The BS in Electrical Engineering requires the programming course EAS 240 Introduction to Programming for Engineers. EAS 240 covers the basics of procedural and object oriented programming through the programming languages C and C++. The combination of procedural and object oriented programming are central to the Electrical Engineering discipline. EAS 240 is required in part for the course EE379 Embedded Systems and Applications taken in the junior year of our program.

In addition, students pursuing a degree in Electrical Engineering are required to acquire knowledge in Linear Algebra. Our students may choose between the course MTH 309 Linear Algebra and EAS 230 Engineering Computations. Both give sufficient background in Linear Algebra to be used in the course EE 336 Fundamentals of Energy Systems taken in the junior year of our program.

Students pursuing a degree in environmental engineering do not have any upper-level courses that require a specific programming language; no further action is needed if you successfully transfer a programming course from another university. Students are encouraged to have or acquire proficiency in Excel, including the use of direct and indirect referencing, common mathematical functions, plotting, regression analysis, and Solver.

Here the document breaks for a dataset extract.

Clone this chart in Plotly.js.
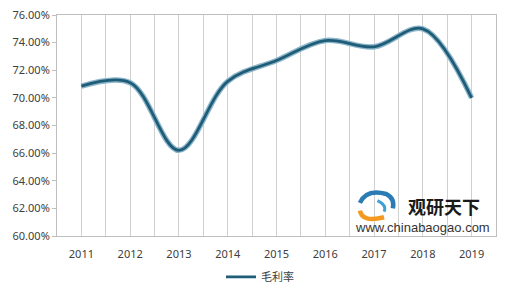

Students pursuing a degree in industrial engineering may take either EAS 230 or EAS 240, or transfer in credit for a similar programming course, as the upper-level courses do not require proficiency in a specific programming language.

Students pursuing a degree in mechanical engineering will need to be proficient at structured programming and possess familiarity with solutions and properties of linear systems using Matlab. Matlab is used extensively within the required course MAE 376. If you are not proficient with Matlab and linear algebra, it is critical that you utilize the EAS 230 Engineering Computations Self Study Package to prepare yourself **before** you take MAE 376.